The killing of militant Abu Musab al-Zarqawi at the same time Iraq finished forming its government was "a stunning shock" to al-Qaeda, US Defence Secretary Donald Rumsfeld said last night.
"A stunning shock to the al-Qaeda system," Mr Rumsfeld said of the death of Zarqawi and five others in a US bombing in Iraq.
"On the very day he gets killed, the government gets formed," he told reporters on his plane home to Washington from Brussels, where news of Zarqawi's death upstaged a Nato ministerial meeting.
Replacing Zarqawi "is not impossible but it takes time, it takes effort," Mr Rumsfeld said. US authorities said Zarqawi directed the killings of thousands of Iraqis and was the pivotal link between al-Qaeda in Iraq and the wider network of Osama bin Laden,
Mr Rumsfeld said it was not immediately clear who might succeed the Jordanian-born Zarqawi.

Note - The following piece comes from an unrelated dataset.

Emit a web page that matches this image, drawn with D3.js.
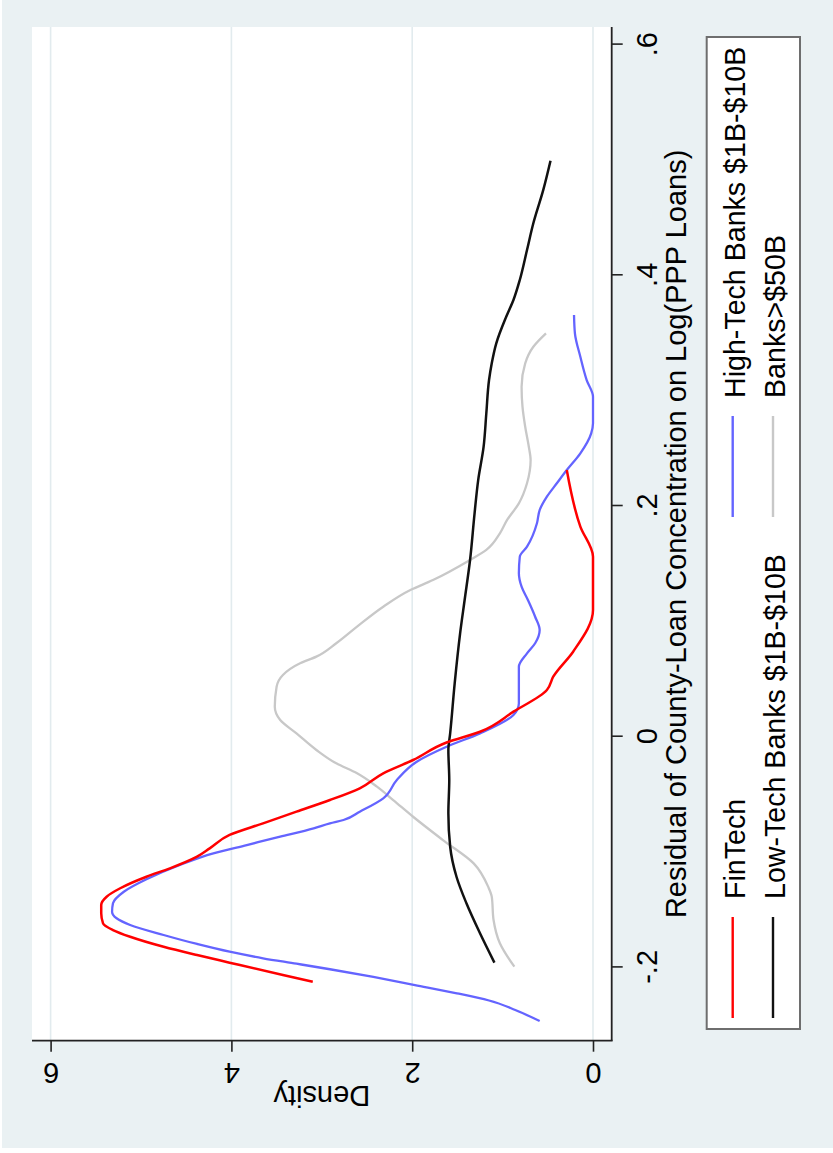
<!DOCTYPE html>
<html>
<head>
<meta charset="utf-8">
<script src="https://cdn.jsdelivr.net/npm/d3@7"></script>
<style>
  html, body { margin: 0; padding: 0; background: #ffffff; }
  svg { display: block; }
  text { font-family: "Liberation Sans", Arial, sans-serif; fill: #000; }
</style>
</head>
<body>
<div id="chart"></div>
<script>
// Kernel density of residual county-loan concentration, by lender group.
// Each series: [residual, density]
const fintech = [
  [-0.2124, 3.10], [-0.2066, 3.43], [-0.1959, 4.02], [-0.1893, 4.38],
  [-0.1821, 4.75], [-0.1734, 5.12], [-0.1676, 5.31], [-0.1618, 5.42], [-0.1531, 5.44],
  [-0.1459, 5.44], [-0.1387, 5.38], [-0.1314, 5.23], [-0.1214, 4.94], [-0.1141, 4.68],
  [-0.1040, 4.38], [-0.0968, 4.24], [-0.0852, 4.02], [-0.0751, 3.65], [-0.0650, 3.28],
  [-0.0549, 2.91], [-0.0447, 2.58], [-0.0317, 2.32], [-0.0202, 1.99], [-0.0050, 1.62],
  [0.0043, 1.25], [0.0217, 0.88], [0.0405, 0.51], [0.0520, 0.44], [0.0737, 0.22],
  [0.1098, 0.00], [0.1560, 0.00], [0.1821, 0.14], [0.2312, 0.29]
];
const highTech = [
  [-0.2465, 0.59], [-0.2369, 0.86], [-0.2287, 1.15], [-0.2222, 1.52], [-0.2153, 1.97],
  [-0.2083, 2.43], [-0.2016, 2.91], [-0.1968, 3.28], [-0.1921, 3.65], [-0.1864, 4.02],
  [-0.1797, 4.38], [-0.1719, 4.75], [-0.1632, 5.12], [-0.1574, 5.27], [-0.1517, 5.32],
  [-0.1444, 5.31], [-0.1344, 5.19], [-0.1236, 4.94], [-0.1112, 4.57], [-0.1011, 4.20],
  [-0.0939, 3.83], [-0.0867, 3.46], [-0.0794, 3.09], [-0.0751, 2.91], [-0.0722, 2.76],
  [-0.0650, 2.58], [-0.0534, 2.32], [-0.0375, 2.17], [-0.0217, 1.95], [-0.0087, 1.62],
  [0.0029, 1.25], [0.0188, 0.88], [0.0290, 0.82], [0.0607, 0.82], [0.0723, 0.73],
  [0.0810, 0.64], [0.0925, 0.59], [0.1040, 0.64], [0.1185, 0.72], [0.1300, 0.79],
  [0.1417, 0.82], [0.1560, 0.81], [0.1647, 0.73], [0.1850, 0.62], [0.1965, 0.59],
  [0.2081, 0.51], [0.2197, 0.40], [0.2312, 0.29], [0.2457, 0.14], [0.2630, 0.02],
  [0.2717, 0.00], [0.2948, 0.00], [0.3092, 0.07], [0.3294, 0.14], [0.3497, 0.20],
  [0.3656, 0.21]
];
const lowTech = [
  [-0.1959, 1.09], [-0.1704, 1.25], [-0.1444, 1.40], [-0.1214, 1.51], [-0.0954, 1.58],
  [-0.0664, 1.60], [-0.0375, 1.59], [-0.0115, 1.60], [0.0029, 1.58], [0.0463, 1.53],
  [0.0896, 1.47], [0.1185, 1.42], [0.1532, 1.36], [0.1937, 1.31], [0.2225, 1.27],
  [0.2514, 1.21], [0.2804, 1.18], [0.3092, 1.15], [0.3237, 1.12], [0.3410, 1.07],
  [0.3641, 0.96], [0.3786, 0.88], [0.3959, 0.81], [0.4219, 0.73], [0.4451, 0.66],
  [0.4740, 0.55], [0.4993, 0.47]
];
const bigBanks = [
  [-0.1994, 0.87], [-0.1791, 1.03], [-0.1589, 1.10], [-0.1387, 1.12], [-0.1300, 1.16],
  [-0.1098, 1.32], [-0.0896, 1.66], [-0.0694, 1.99], [-0.0549, 2.21], [-0.0433, 2.39],
  [-0.0317, 2.61], [-0.0231, 2.84], [-0.0115, 3.06], [0.0029, 3.28], [0.0145, 3.46],
  [0.0260, 3.52], [0.0433, 3.50], [0.0535, 3.43], [0.0636, 3.24], [0.0694, 3.06],
  [0.0810, 2.84], [0.0954, 2.61], [0.1127, 2.32], [0.1272, 2.02], [0.1358, 1.77],
  [0.1532, 1.36], [0.1619, 1.18], [0.1763, 1.03], [0.1879, 0.95], [0.2023, 0.82],
  [0.2197, 0.73], [0.2399, 0.69], [0.2514, 0.71], [0.2687, 0.75], [0.2861, 0.78],
  [0.3034, 0.79], [0.3237, 0.75], [0.3381, 0.66], [0.3497, 0.52]
];

const residTicks = [-0.2, 0, 0.2, 0.4, 0.6];
const residTickLabels = ["-.2", "0", ".2", ".4", ".6"];
const densityTicks = [0, 2, 4, 6];
const densityTickLabels = ["0", "2", "4", "6"];

const seriesNames = ["FinTech", "High-Tech Banks $1B-$10B", "Low-Tech Banks $1B-$10B", "Banks>$50B"];
const seriesColors = ["#ff0000", "#6464ff", "#111111", "#c8c8c8"];

const xTitle = "Residual of County-Loan Concentration on Log(PPP Loans)";
const yTitle = "Density";

// Page is drawn as a landscape graph turned a quarter turn counter-clockwise.
const PAGE_W = 833, PAGE_H = 1153;

const svg = d3.select("#chart").append("svg")
  .attr("width", PAGE_W).attr("height", PAGE_H);

svg.append("rect").attr("x", 2).attr("y", 0)
  .attr("width", PAGE_W - 2).attr("height", PAGE_H - 5)
  .attr("fill", "#eaf1f3");

const g = svg.append("g")
  .attr("transform", `translate(0,${PAGE_H}) rotate(-90)`);

// Plot region in landscape frame
const plot = { left: 112.3, right: 1126, top: 32, bottom: 611.7 };

const x = d3.scaleLinear().domain([-0.2, 0.6]).range([185.6, 1108.4]);
const y = d3.scaleLinear().domain([0, 6]).range([593, 50.6]);

g.append("rect")
  .attr("x", plot.left).attr("y", plot.top)
  .attr("width", plot.right - plot.left).attr("height", plot.bottom - plot.top)
  .attr("fill", "#ffffff");

// Horizontal grid at density ticks
g.append("g").selectAll("line").data(densityTicks).join("line")
  .attr("x1", plot.left).attr("x2", plot.right)
  .attr("y1", d => y(d)).attr("y2", d => y(d))
  .attr("stroke", "#e2ebee").attr("stroke-width", 1.6);

// Density curves
const line = d3.line()
  .x(d => x(d[0])).y(d => y(d[1]))
  .curve(d3.curveMonotoneX);

const drawOrder = [
  { data: bigBanks, color: seriesColors[3], w: 2.3 },
  { data: highTech, color: seriesColors[1], w: 2.3 },
  { data: lowTech, color: seriesColors[2], w: 2.5 },
  { data: fintech, color: seriesColors[0], w: 2.5 }
];
g.append("g").selectAll("path").data(drawOrder).join("path")
  .attr("d", d => line(d.data))
  .attr("fill", "none")
  .attr("stroke", d => d.color)
  .attr("stroke-width", d => d.w)
  .attr("stroke-linejoin", "round")
  .attr("stroke-linecap", "butt");

// Axes
const xAxis = d3.axisBottom(x)
  .tickValues(residTicks)
  .tickFormat((d, i) => residTickLabels[i])
  .tickSize(11).tickSizeOuter(0);
const gx = g.append("g").attr("transform", `translate(0,${plot.bottom})`).call(xAxis);
gx.select(".domain").remove();
gx.selectAll(".tick line").attr("stroke", "#222").attr("stroke-width", 1.6);
gx.selectAll(".tick text")
  .attr("y", 45.3).attr("dy", null)
  .style("font-size", "29px").style("font-family", "'Liberation Sans', Arial, sans-serif")
  .attr("fill", "#000");

const yAxis = d3.axisLeft(y)
  .tickValues(densityTicks)
  .tickFormat((d, i) => densityTickLabels[i])
  .tickSize(11).tickSizeOuter(0);
const gy = g.append("g").attr("transform", `translate(${plot.left},0)`).call(yAxis);
gy.select(".domain").remove();
gy.selectAll(".tick line").attr("stroke", "#222").attr("stroke-width", 1.6);
gy.selectAll(".tick text")
  .attr("x", null).attr("dy", null)
  .attr("text-anchor", "middle")
  .attr("transform", "translate(-22.3,0) rotate(-90)")
  .style("font-size", "29px").style("font-family", "'Liberation Sans', Arial, sans-serif")
  .attr("fill", "#000");

// Axis lines spanning the plot region
g.append("line")
  .attr("x1", plot.left).attr("x2", plot.right)
  .attr("y1", plot.bottom).attr("y2", plot.bottom)
  .attr("stroke", "#222").attr("stroke-width", 1.8);
g.append("line")
  .attr("x1", plot.left).attr("x2", plot.left)
  .attr("y1", plot.top).attr("y2", plot.bottom + 0.9)
  .attr("stroke", "#222").attr("stroke-width", 1.8);

// Axis titles
g.append("text")
  .attr("x", (plot.left + plot.right) / 2).attr("y", 686)
  .attr("text-anchor", "middle")
  .style("font-size", "29px")
  .text(xTitle);

g.append("text")
  .attr("transform", `translate(67,${(plot.top + plot.bottom) / 2}) rotate(-90)`)
  .attr("text-anchor", "middle")
  .style("font-size", "29px")
  .text(yTitle);

// Legend: two columns, two rows
const legend = g.append("g");
legend.append("rect")
  .attr("x", 124).attr("y", 706.7)
  .attr("width", 1116 - 124).attr("height", 800 - 706.7)
  .attr("fill", "#ffffff")
  .attr("stroke", "#6e6e6e").attr("stroke-width", 2);

const legendItems = seriesNames.map((name, i) => ({
  name, color: seriesColors[i],
  keyX: i % 2 === 0 ? 135 : 636,
  keyY: i < 2 ? 732.7 : 773,
  textY: i < 2 ? 745 : 785
}));
const li = legend.selectAll("g.item").data(legendItems).join("g").attr("class", "item");
li.append("line")
  .attr("x1", d => d.keyX).attr("x2", d => d.keyX + 101)
  .attr("y1", d => d.keyY).attr("y2", d => d.keyY)
  .attr("stroke", d => d.color).attr("stroke-width", 2.4);
li.append("text")
  .attr("x", d => d.keyX + 119).attr("y", d => d.textY)
  .style("font-size", "28.6px")
  .text(d => d.name);
</script>
</body>
</html>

"I'm sure that the intelligence people could probably tell you two or three people who had various roles and who would be likely prospects," said Mr Rumsfeld. "It could also be somebody outside the Iraqi network."
Asked if he expected a surge of retaliatory violence in Iraq, the Pentagon chief said many attacks were planned in advance, unconnected to daily events.
"You can have an upswing but I think linking it to that would surprise me," he.
Mr Rumsfeld hailed Iraqi Prime Minister Nuri al-Maliki for finally naming interior and defence ministers and averting a crisis in the Shia Islamist's three-week-old unity government.
"He's the kind of person who can make decisions, he can make tough decisions. He's willing to stick to his guns, and I think his early months as a relatively new political leader in Iraq, one has to give him very high marks," he said.